Soaps, shampoos and soil

Soap bar

Hard soap is out and bodywash is in when it comes to greywater in the garden. A report about the impact of bathroom products on soil shows why.

Greywater use has become so widespread in many parts of Australia that it is now more a case of who isn’t using greywater to keep their gardens alive. This is great news for water conservation efforts. Greywater use is not an exact science, though, and successful greywater irrigation depends on a number of factors including soil type, plant type and ultimately which chemicals and elements make up your greywater.

Typically, laundry and bathroom water are the most common and safest waste waters to use depending on which products you are using. Thanks to Robert Patterson of Lanfax Laboratories (www.lanfaxlabs.com.au) and his independent study of laundry detergents we have a better idea of which laundry products are safe for greywater irrigation (see report in ReNew 98). This data has been a valuable resource over the years for people using laundry water to irrigate their gardens, yet there has been a need for similar studies for bathroom products.
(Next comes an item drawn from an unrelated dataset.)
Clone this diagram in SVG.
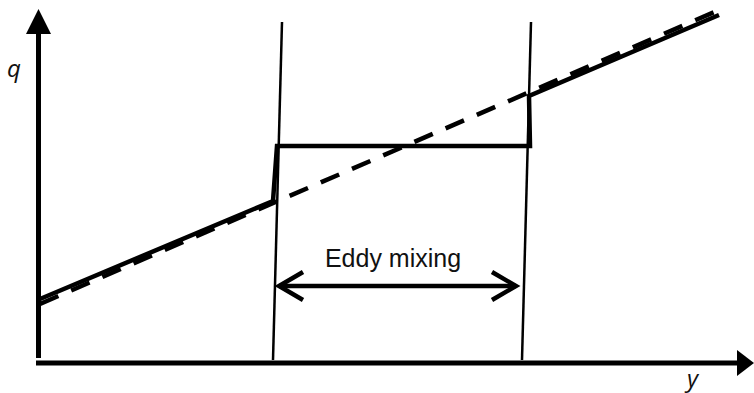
<svg xmlns="http://www.w3.org/2000/svg" width="754" height="393" viewBox="0 0 754 393">
<style>
.ax{stroke:#000;stroke-width:5;fill:none}
.thin{stroke:#000;stroke-width:2.5;fill:none}
.sol{stroke:#000;stroke-width:4.5;fill:none;stroke-linecap:butt}
.dash{stroke:#000;stroke-width:4.5;fill:none;stroke-dasharray:20 14}
.lbl{font-family:"Open Sans","Noto Sans",sans-serif;font-style:italic;font-size:24px;fill:#111}
.txt{font-family:"Liberation Sans",Arial,sans-serif;font-size:25px;fill:#111}
</style>
<rect width="754" height="393" fill="#fff"/>
<g id="axes">
<line class="ax" x1="38.5" y1="358" x2="38.5" y2="30"/>
<polygon points="38.5,9 51,34 26,34" fill="#000"/>
<line class="ax" x1="36" y1="363" x2="740" y2="363"/>
<polygon points="754,363 737,350 737,376" fill="#000"/>
<text class="lbl" x="7" y="77">q</text>
<text class="lbl" x="687" y="387">y</text>
</g>
<g id="boundaries">
<line class="thin" x1="282" y1="22" x2="273" y2="360"/>
<line class="thin" x1="531" y1="22" x2="522" y2="360"/>
</g>
<g id="connectors">
<line class="dash" x1="40" y1="304" x2="719" y2="10"/>
<polyline class="sol" points="40,299 273,201 277,146 530,146 529,96 719,15"/>
</g>
<g id="eddy">
<text class="txt" x="393" y="267" text-anchor="middle">Eddy mixing</text>
<line class="sol" x1="279" y1="286" x2="516" y2="286"/>
<polyline class="sol" points="303,272 279,286 303,300" stroke-linejoin="miter"/>
<polyline class="sol" points="492,272 516,286 492,300" stroke-linejoin="miter"/>
</g>
</svg>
With this in mind, the Alternative Technology Association, in conjunction with Associate Professor Barry Meehan and RMIT University’s Environmental Science Department, set about filling this information gap. The plan was to analyse typical ingredients in a number of bathroom products and assess the potential impact on soils.

The Alternative Technology Association (ATA) conducted a member survey last year about the types of bathroom products used in households.

The survey identified the most popular products in four categories: shampoos, conditioners, solid soaps and bodywashes. Within these categories a further distinction was made according to whether the product was mainstream, generic or ‘eco friendly’.

All of the 44 products tested in this study were brands identified by ATA members who were watering their gardens with bathroom greywater. Product samples used in this study were provided by the ATA.